Second language (L2) learners often struggle with achieving native-like production and perception of L2 sounds. While there is ample research on the non-native perception of English vowels by native speakers of languages with smaller vowel inventories, scant research exists up-to-date on the opposite scenario. The aim of the present study is to investigate the initial state for Californian English (CE) listeners' perception of two different smaller vowel inventories, namely Spanish and Portuguese vowels, before any perceptual learning has taken place. The objective is to determine how CE listeners' native vowel inventory of (at least) ten phonemes affects their non-native perception of the five Spanish and seven Portuguese vowel phonemes.

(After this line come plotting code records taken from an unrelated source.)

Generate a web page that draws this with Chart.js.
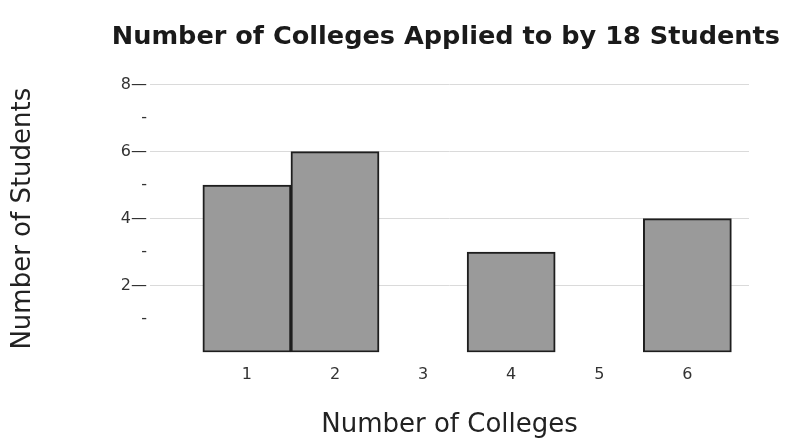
<!DOCTYPE html>
<html>
<head>
<meta charset="utf-8">
<script src="https://cdn.jsdelivr.net/npm/chart.js@4"></script>
<style>
  html, body { margin: 0; padding: 0; background: #fff; }
  #wrap { width: 785px; height: 441px; }
</style>
</head>
<body>
<div id="wrap"><canvas id="chart" width="785" height="441"></canvas></div>
<script>
// Data
const colleges = [1, 2, 3, 4, 5, 6];
const students = [5, 6, 0, 3, 0, 4];
const yTicks = [0, 1, 2, 3, 4, 5, 6, 7, 8];

const FONT = "'DejaVu Sans', 'Liberation Sans', Arial, sans-serif";

const ctx = document.getElementById("chart").getContext("2d");

new Chart(ctx, {
    type: "bar",
    data: {
        datasets: [{
            data: colleges.map((c, i) => ({ x: c, y: students[i] })),
            backgroundColor: "#9a9a9a",
            borderColor: "#1e1e1e",
            borderWidth: 2,
            borderSkipped: false,
            barPercentage: 1,
            categoryPercentage: 1
        }]
    },
    options: {
        responsive: false,
        animation: false,
        layout: { padding: { left: 8, right: 5, top: 0, bottom: 0 } },
        plugins: {
            legend: { display: false },
            tooltip: { enabled: false },
            title: {
                display: true,
                text: "Number of Colleges Applied to by 18 Students",
                align: "end",
                color: "#1a1a1a",
                font: { family: FONT, size: 25.6, weight: "bold" },
                padding: { top: 22, bottom: 32 }
            }
        },
        scales: {
            x: {
                type: "linear",
                offset: false,
                min: -0.1,
                max: 6.7,
                afterBuildTicks: scale => { scale.ticks = colleges.map(v => ({ value: v })); },
                grid: { display: false },
                border: { display: false },
                ticks: {
                    color: "#333",
                    padding: 5,
                    maxRotation: 0,
                    font: { family: FONT, size: 16 }
                },
                title: {
                    display: true,
                    text: "Number of Colleges",
                    color: "#222",
                    font: { family: FONT, size: 26 },
                    padding: { top: 20, bottom: 0 }
                }
            },
            y: {
                min: 0,
                max: 8,
                afterBuildTicks: scale => { scale.ticks = yTicks.map(v => ({ value: v })); },
                afterFit: scale => { scale.width = 142; },
                grid: {
                    drawTicks: false,
                    color: c => (c.tick && c.tick.value > 0 && c.tick.value % 2 === 0) ? "#dadada" : "rgba(0,0,0,0)"
                },
                border: { display: false },
                ticks: {
                    color: "#333",
                    padding: 3,
                    font: { family: FONT, size: 16 },
                    callback: v => v === 0 ? "" : (v % 2 === 0 ? v + "\u2014" : "-")
                },
                title: {
                    display: true,
                    text: "Number of Students",
                    color: "#222",
                    font: { family: FONT, size: 26 },
                    padding: 0
                }
            },
            yRight: {
                position: "right",
                display: true,
                grid: { display: false },
                border: { display: false },
                ticks: { display: false },
                afterFit: scale => { scale.width = 31; }
            }
        }
    }
});
</script>
</body>
</html>
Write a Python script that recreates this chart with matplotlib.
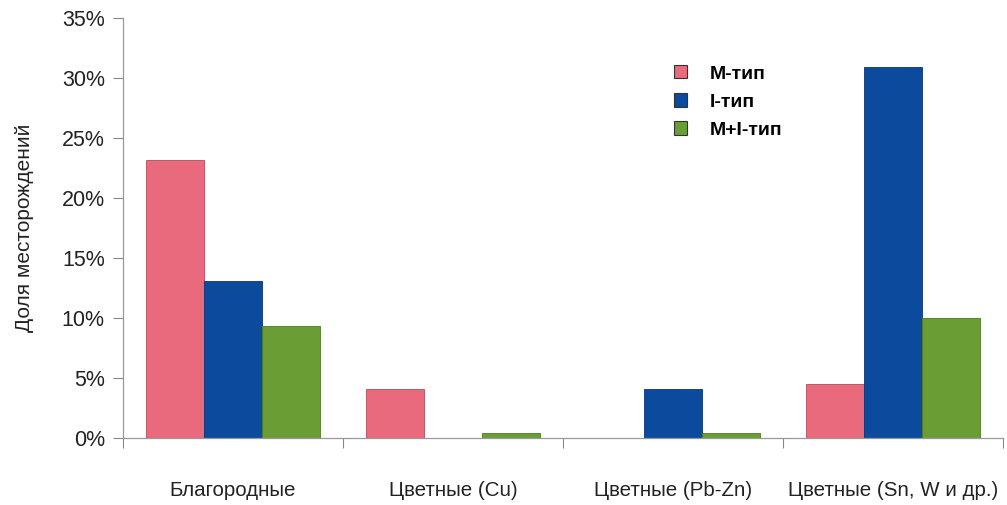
import numpy as np
import matplotlib.pyplot as plt
from matplotlib.ticker import FuncFormatter, FixedLocator

plt.rcParams['font.family'] = ['Liberation Sans', 'DejaVu Sans']

categories = ['Благородные', 'Цветные (Cu)', 'Цветные (Pb-Zn)', 'Цветные (Sn, W и др.)']
m_type = [23.2, 4.1, 0.0, 4.5]
i_type = [13.1, 0.0, 4.1, 30.9]
mi_type = [9.3, 0.4, 0.4, 10.0]
series_names = ['M-тип', 'I-тип', 'M+I-тип']

colors = ['#E86A7C', '#0B4A9C', '#6A9E34']
edges = ['#B84A5A', '#08367A', '#4E7A24']

fig = plt.figure(figsize=(10.07, 5.05), dpi=100)
ax = fig.add_axes([0.122, 0.133, 0.874, 0.831])

x = np.arange(len(categories))
w = 0.264
for k, vals in enumerate([m_type, i_type, mi_type]):
    ax.bar(x + (k - 1) * w, vals, w, color=colors[k], edgecolor=edges[k],
           linewidth=0.6, label=series_names[k])

ax.set_xlim(-0.5, len(categories) - 0.5)
ax.set_ylim(0, 35)
ax.set_yticks(np.arange(0, 36, 5))
ax.yaxis.set_major_formatter(FuncFormatter(lambda v, p: f'{int(v)}%'))
ax.tick_params(axis='y', labelsize=15.5, labelcolor='#222222', length=7,
               width=0.8, pad=6, direction='out', color='#888888')

ax.set_xticks(x)
ax.set_xticklabels(categories, fontsize=14.8, color='#222222')
ax.tick_params(axis='x', which='major', length=0, pad=31)
ax.xaxis.set_minor_locator(FixedLocator(np.arange(-0.5, len(categories), 1.0)))
ax.tick_params(axis='x', which='minor', length=7, width=0.8,
               color='#888888', direction='out')

for s in ['top', 'right']:
    ax.spines[s].set_visible(False)
for s in ['left', 'bottom']:
    ax.spines[s].set_color('#999999')
    ax.spines[s].set_linewidth(0.9)

ax.set_ylabel('Доля месторождений', fontsize=15, color='#222222', labelpad=20)

leg = ax.legend(loc='upper left', bbox_to_anchor=(0.606, 0.93), frameon=False,
                prop={'weight': 'bold', 'size': 14}, handlelength=0.68,
                handleheight=0.68, handletextpad=1.15, labelspacing=0.55)
for h in leg.legend_handles:
    h.set_edgecolor('#333333')
    h.set_linewidth(0.8)

fig.savefig('out.png', dpi=100)
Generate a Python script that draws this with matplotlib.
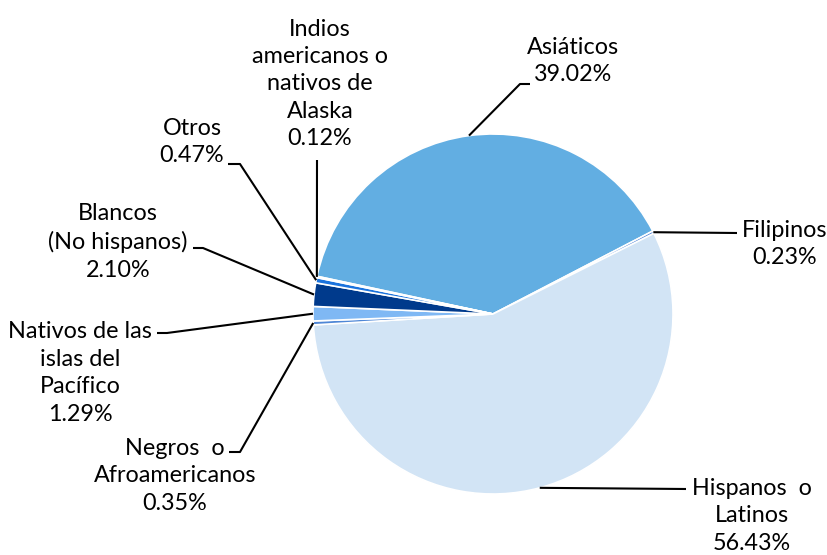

Monolingual speakers of English from Southern California (N = 18) completed a perceptual assimilation task, in which they labeled naturally produced tokens of Spanish and Portuguese vowels in terms of ten native English categories, as well as a categorial discrimination task with four Spanish and six Portuguese vowel contrasts. In the perceptual assimilation task, CE listeners mapped almost every Spanish and Portuguese vowel contrast to more than two native categories, resulting in many instances of Multiple Category Assimilation (MCA, Escudero and Boersma, 2002). Furthermore, some phonologically common vowels between Spanish and Portuguese, namely /e/, /o/, and /a/, were mapped differently to English categories, suggesting that cross-linguistic differences in the acoustic distributions of these sounds result in differences in their categorization by non-native listeners.
In the discrimination task, CE listeners were highly accurate at distinguishing all Spanish vowel contrasts but were less accurate on three Portuguese vowel contrasts, /i-e/, /o-u/, and /a-O/. Crucially, MCA was found to be responsible for listeners' lower discrimination accuracy only when it contributed to two vowels being perceptually assimilated to an overlapping set of native categories, i.e., when two different vowels had a high perceptual assimilation overlap score. The results are examined vis-à-vis two main models of second language speech perception, the Perceptual Assimilation Model (PAM, Best, 1995) and the Second Language Linguistic Perception Model (L2LP, Escudero, 2005). Implications for L2 acquisition of Spanish and Portuguese vowels by English-speaking learners are discussed.